Towards Robust In-Context Learning for Medical Image Segmentation via Data Synthesis
This work addresses the data bottleneck for robust In-Context Learning in medical image segmentation, offering a domain-specific solution that is incremental in improving data synthesis methods.
The paper tackles the data scarcity problem in In-Context Learning for medical image segmentation by proposing SynthICL, a data synthesis framework that uses domain randomization and anatomical priors to generate diverse and realistic data, resulting in performance gains of up to 63% in average Dice and improved generalization to unseen domains.

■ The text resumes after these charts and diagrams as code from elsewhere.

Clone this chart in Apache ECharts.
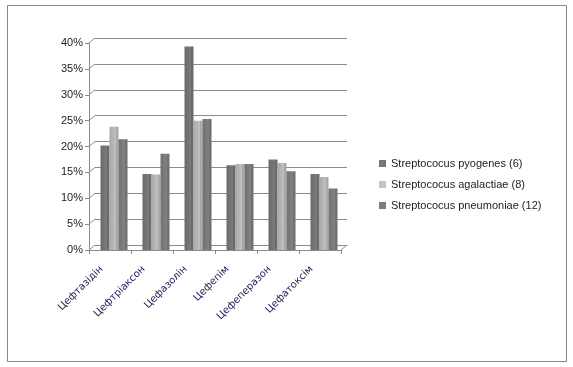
<!DOCTYPE html>
<html><head><meta charset="utf-8">
<script src="https://cdn.jsdelivr.net/npm/echarts@6/dist/echarts.min.js"></script>
<style>html,body{margin:0;padding:0;background:#fff}#c{width:573px;height:367px}</style>
</head><body><div id="c"></div>
<script>
var categories = ['Цефтазідін','Цефтріаксон','Цефазолін','Цефепім','Цефеперазон','Цефатоксім'];
var seriesNames = ['Streptococus pyogenes (6)','Streptococus agalactiae (8)','Streptococus pneumoniae (12)'];
var pyogenes   = [20.2, 14.7, 39.3, 16.4, 17.5, 14.7];
var agalactiae = [23.8, 14.6, 25.0, 16.6, 16.8, 14.1];
var pneumoniae = [21.4, 18.6, 25.3, 16.6, 15.2, 11.9];
var yTicks = [0,5,10,15,20,25,30,35,40];

var chart = echarts.init(document.getElementById('c'), null, {renderer:'canvas'});
function grad(a,b){return new echarts.graphic.LinearGradient(0,0,1,0,[{offset:0,color:a},{offset:0.75,color:b},{offset:0.76,color:a},{offset:1,color:a}]);}
var colors = ['#727272','#b6b6b6','#7a7a7a'];
var fills = [grad('#6a6a6a','#7c7c7c'), grad('#a8a8a8','#c2c2c2'), grad('#707070','#838383')];
var font = 'Liberation Sans';
chart.setOption({
  animation:false,
  color: colors,
  legend:{orient:'vertical',left:374,top:153,itemWidth:7,itemHeight:7,itemGap:10,icon:'rect',
    textStyle:{fontFamily:font,fontSize:11,color:'#222'},
    data:seriesNames.map(function(n,i){return {name:n,itemStyle:{color:['#767676','#c4c4c4','#7e7e7e'][i]}};})},
  grid:[
    {left:95,top:38,width:252,height:207,containLabel:false},
    {left:89,top:43,width:252,height:207,containLabel:false},
    {left:93,top:43,width:252,height:207,containLabel:false}
  ],
  xAxis:[
    {gridIndex:0,type:'category',data:categories,show:true,axisLine:{show:true,lineStyle:{color:'#8a8a8a'}},axisTick:{show:false},axisLabel:{show:false}},
    {gridIndex:1,type:'category',data:categories,axisLine:{lineStyle:{color:'#8a8a8a'}},
     axisTick:{show:true,length:4,lineStyle:{color:'#8a8a8a'}},
     axisLabel:{rotate:45,margin:9,padding:[0,12,0,0],fontFamily:'DejaVu Sans',fontSize:10,color:'#1c1c55',interval:0}},
    {gridIndex:2,type:'category',data:categories,show:false}
  ],
  yAxis:[
    {gridIndex:0,type:'value',min:0,max:40,interval:5,axisLine:{show:false},axisTick:{show:false},axisLabel:{show:false},
     splitLine:{show:true,lineStyle:{color:'#8a8a8a',width:1}}},
    {gridIndex:1,type:'value',min:0,max:40,interval:5,
     axisLine:{show:true,lineStyle:{color:'#8a8a8a'}},axisTick:{show:true,length:4,lineStyle:{color:'#8a8a8a'}},
     splitLine:{show:false},
     axisLabel:{formatter:'{value}%',fontFamily:font,fontSize:11,color:'#222',margin:6}},
    {gridIndex:2,type:'value',min:0,max:40,interval:5,show:false,splitLine:{show:false}}
  ],
  series:[pyogenes,agalactiae,pneumoniae].map(function(d,i){
    return {name:seriesNames[i],type:'bar',xAxisIndex:2,yAxisIndex:2,data:d,barWidth:9,barGap:'0%',
      itemStyle:{color:fills[i]}};
  })
});
// decorative 3D wall connectors and frame
var g = [{type:'rect',shape:{x:7.5,y:5.5,width:559,height:356},style:{fill:'none',stroke:'#888',lineWidth:1}}];
yTicks.forEach(function(t){
  var p1 = chart.convertToPixel({yAxisIndex:1}, t);
  var p0 = chart.convertToPixel({yAxisIndex:0}, t);
  g.push({type:'line',shape:{x1:89,y1:p1,x2:95,y2:p0},style:{stroke:'#8a8a8a',lineWidth:1}});
});
var b1 = chart.convertToPixel({yAxisIndex:1}, 0), b0 = chart.convertToPixel({yAxisIndex:0}, 0);
g.push({type:'line',shape:{x1:341,y1:b1,x2:347,y2:b0},style:{stroke:'#8a8a8a',lineWidth:1}});
chart.setOption({graphic:g});
</script></body></html>
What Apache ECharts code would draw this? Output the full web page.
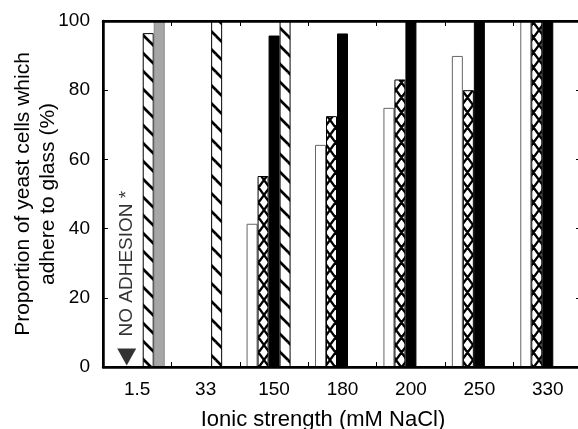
<!DOCTYPE html>
<html><head><meta charset="utf-8">
<script src="https://cdn.jsdelivr.net/npm/echarts@6/dist/echarts.min.js"></script>
<style>html,body{margin:0;padding:0;background:#fff;overflow:hidden}#c{width:583px;height:429px}</style>
</head><body><div id="c"></div>
<script>
// ---- data ----
const categories = ['1.5', '33', '150', '180', '200', '250', '330'];
const openBars  = [null, null, 41.4, 64.2, 74.9, 89.9, 100];
const crossBars = [null, null, 55.2, 72.5, 83.1, 80.0, 100];
const solidBars = [null, null, 95.8, 96.4, 100, 100, 100];
const hatchBars = [96.5, 100, 100, null, null, null, null];
const greyBars  = [100, null, null, null, null, null, null];
const noAdhesion = [['1.5', 0]];
const noAdhesionText = 'NO ADHESION *';
const yMin = 0, yMax = 100, yStep = 20;
const xTitle = 'Ionic strength (mM NaCl)';
const yTitle = 'Proportion of yeast cells which\nadhere to glass (%)';

// ---- patterns ----
function tile(w, h, lines, lw) {
  const c = document.createElement('canvas');
  c.width = w; c.height = h;
  const g = c.getContext('2d');
  g.fillStyle = '#fff'; g.fillRect(0, 0, w, h);
  g.strokeStyle = '#000'; g.lineWidth = lw; g.lineCap = 'butt';
  g.beginPath();
  for (const [x1, y1, x2, y2] of lines) {
    for (const dx of [-w, 0, w]) for (const dy of [-h, 0, h]) {
      g.moveTo(x1 + dx, y1 + dy); g.lineTo(x2 + dx, y2 + dy);
    }
  }
  g.stroke();
  return c;
}
const hatchImg = tile(18, 18, [[0, 0, 18, 18]], 2.7);
const crossImg = tile(11, 15, [[0, 0, 11, 15], [11, 0, 0, 15]], 2.3);

const FONT = '"Liberation Sans", Arial, sans-serif';
const mkLine = () => ({ show: true, onZero: false, lineStyle: { color: '#000', width: 2.5 } });
const mkTick = (len) => ({ show: true, inside: true, length: len, lineStyle: { color: '#000', width: 1 } });

const chart = echarts.init(document.getElementById('c'), null, { renderer: 'canvas' });
chart.setOption({
  animation: false,
  textStyle: { fontFamily: FONT, color: '#000' },
  grid: { show: true, z: 10, borderColor: '#000', borderWidth: 2, backgroundColor: 'rgba(0,0,0,0)',
          left: 103, right: 1, top: 21, bottom: 62, outerBoundsMode: 'none' },
  xAxis: [
    {
      type: 'category', data: categories, position: 'bottom', z: 10,
      axisLine: mkLine(), axisTick: mkTick(5),
      axisLabel: { fontSize: 19, color: '#000', margin: 13, fontFamily: FONT },
      name: xTitle, nameLocation: 'middle', nameGap: 42, nameMoveOverlap: false,
      nameTextStyle: { fontSize: 22, color: '#000', padding: [0, 39, 0, 0], fontFamily: FONT }
    },
    {
      type: 'category', data: categories, position: 'top', z: 10,
      axisLine: mkLine(), axisTick: mkTick(5), axisLabel: { show: false }
    }
  ],
  yAxis: [
    {
      type: 'value', min: yMin, max: yMax, interval: yStep, position: 'left', z: 10,
      axisLine: mkLine(), axisTick: mkTick(5), splitLine: { show: false },
      axisLabel: { fontSize: 19, color: '#000', margin: 13, fontFamily: FONT },
      name: yTitle, nameLocation: 'middle', nameGap: 42, nameMoveOverlap: false,
      nameTextStyle: { fontSize: 21, lineHeight: 25, color: '#000', fontFamily: FONT }
    },
    {
      type: 'value', min: yMin, max: yMax, interval: yStep, position: 'right', z: 10,
      axisLine: mkLine(), axisTick: mkTick(6),
      splitLine: { show: false }, axisLabel: { show: false }
    }
  ],
  series: [
    { type: 'bar', data: openBars, barWidth: 11, barGap: '0%',
      itemStyle: { color: '#fff', borderColor: '#666', borderWidth: 1 } },
    { type: 'bar', data: crossBars, barWidth: 11, barGap: '0%',
      itemStyle: { color: { image: crossImg, repeat: 'repeat' }, borderColor: '#000', borderWidth: 1 } },
    { type: 'bar', data: solidBars, barWidth: 11, barGap: '0%',
      itemStyle: { color: '#000', borderColor: '#000', borderWidth: 1 } },
    { type: 'bar', data: hatchBars, barWidth: 11, barGap: '0%',
      itemStyle: { color: { image: hatchImg, repeat: 'repeat' }, borderColor: '#000', borderWidth: 1 } },
    { type: 'bar', data: greyBars, barWidth: 11, barGap: '0%',
      itemStyle: { color: '#a6a6a6', borderColor: '#888', borderWidth: 1 } },
    { type: 'scatter', data: noAdhesion, z: 5,
      symbol: 'triangle', symbolRotate: 180, symbolSize: [19, 17], symbolOffset: [-10.5, -10],
      itemStyle: { color: '#000' },
      label: { show: true, formatter: noAdhesionText, position: 'top', distance: 12, rotate: 90,
               align: 'left', verticalAlign: 'middle', fontSize: 19, color: '#000', fontFamily: FONT } }
  ]
});
</script>
</body></html>
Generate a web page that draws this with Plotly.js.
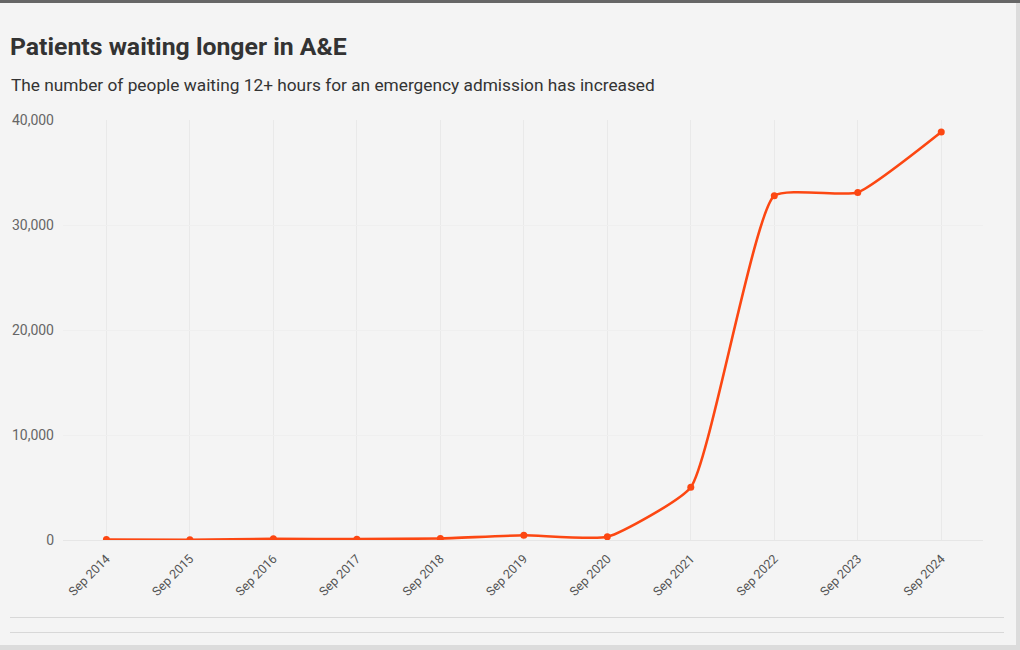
<!DOCTYPE html>
<html>
<head>
<meta charset="utf-8">
<script src="https://cdn.plot.ly/plotly-3.0.1.min.js"></script>
<style>
html,body{margin:0;padding:0;background:#f4f4f4;}
#chart{width:1020px;height:650px;}
</style>
</head>
<body>
<div id="chart"></div>
<script>
const categories = ["Sep 2014","Sep 2015","Sep 2016","Sep 2017","Sep 2018","Sep 2019","Sep 2020","Sep 2021","Sep 2022","Sep 2023","Sep 2024"];
const waiting12h = [50, 30, 110, 80, 150, 450, 300, 5025, 32776, 33100, 38850];
const yTickVals = [0, 10000, 20000, 30000, 40000];
const yTickText = ["0", "10,000", "20,000", "30,000", "40,000"];

const L = 63, R = 37, T = 120, B = 110, W = 1020, H = 650;
const PW = W - L - R, PH = H - T - B;
const px = x => (x - L) / PW;
const py = y => (H - B - y) / PH;

const trace = {
  x: categories,
  y: waiting12h,
  type: 'scatter',
  mode: 'lines+markers',
  line: {color: '#fc4712', width: 2.6, shape: 'spline', smoothing: 0.45},
  marker: {color: '#fc4712', size: 7},
  hoverinfo: 'x+y'
};

const layout = {
  width: W, height: H,
  margin: {l: L, r: R, t: T, b: B},
  paper_bgcolor: '#f4f4f4',
  plot_bgcolor: '#f4f4f4',
  font: {family: 'Roboto, sans-serif', color: '#555'},
  showlegend: false,
  xaxis: {
    type: 'category',
    range: [-0.52, 10.5],
    tickangle: -45,
    showgrid: true,
    gridcolor: '#e9e9e9',
    gridwidth: 1,
    zeroline: false,
    showline: false,
    ticks: '',
    ticklabelstandoff: 8,
    tickfont: {size: 12.5, color: '#555'}
  },
  yaxis: {
    range: [0, 40000],
    tickvals: yTickVals,
    ticktext: yTickText,
    showgrid: true,
    gridcolor: '#efefef',
    zeroline: true,
    zerolinecolor: '#e6e6e6',
    showline: false,
    ticks: '',
    ticklabelstandoff: 8,
    tickfont: {size: 14, color: '#666'}
  },
  annotations: [
    {text: '<b>Patients waiting longer in A&E</b>', xref: 'paper', yref: 'paper',
     x: px(8), y: py(47), xanchor: 'left', yanchor: 'middle', showarrow: false,
     font: {size: 24.8, color: '#333', family: 'Roboto, sans-serif'}},
    {text: 'The number of people waiting 12+ hours for an emergency admission has increased',
     xref: 'paper', yref: 'paper', x: px(9), y: py(85), xanchor: 'left', yanchor: 'middle',
     showarrow: false, font: {size: 17.3, color: '#333', family: 'Roboto, sans-serif'}}
  ],
  shapes: [
    {type: 'rect', xref: 'paper', yref: 'paper', x0: px(0), x1: px(1020), y0: py(0), y1: py(3),
     fillcolor: '#666', line: {width: 0}, layer: 'above'},
    {type: 'rect', xref: 'paper', yref: 'paper', x0: px(1016), x1: px(1020), y0: py(3), y1: py(650),
     fillcolor: '#dcdcdc', line: {width: 0}},
    {type: 'rect', xref: 'paper', yref: 'paper', x0: px(0), x1: px(1020), y0: py(645), y1: py(650),
     fillcolor: '#dcdcdc', line: {width: 0}},
    {type: 'line', xref: 'paper', yref: 'paper', x0: px(10), x1: px(1004), y0: py(617.5), y1: py(617.5),
     line: {color: '#d8d8d8', width: 1}},
    {type: 'line', xref: 'paper', yref: 'paper', x0: px(10), x1: px(1004), y0: py(632.5), y1: py(632.5),
     line: {color: '#d8d8d8', width: 1}}
  ]
};

Plotly.newPlot('chart', [trace], layout, {displayModeBar: false, staticPlot: true});
</script>
</body>
</html>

The rise of In-Context Learning (ICL) for universal medical image segmentation has introduced an unprecedented demand for large-scale, diverse datasets for training, exacerbating the long-standing problem of data scarcity. While data synthesis offers a promising solution, existing methods often fail to simultaneously achieve both high data diversity and a domain distribution suitable for medical data. To bridge this gap, we propose \textbf{SynthICL}, a novel data synthesis framework built upon domain randomization. SynthICL ensures realism by leveraging anatomical priors from real-world datasets, generates diverse anatomical structures to cover a broad data distribution, and explicitly models inter-subject variations to create data cohorts suitable for ICL. Extensive experiments on four held-out datasets validate our framework's effectiveness, showing that models trained with our data achieve performance gains of up to 63\% in average Dice and substantially enhanced generalization to unseen anatomical domains. Our work helps mitigate the data bottleneck for ICL-based segmentation, paving the way for robust models. Our code and the generated dataset are publicly available at https://github.com/jiesihu/Neuroverse3D.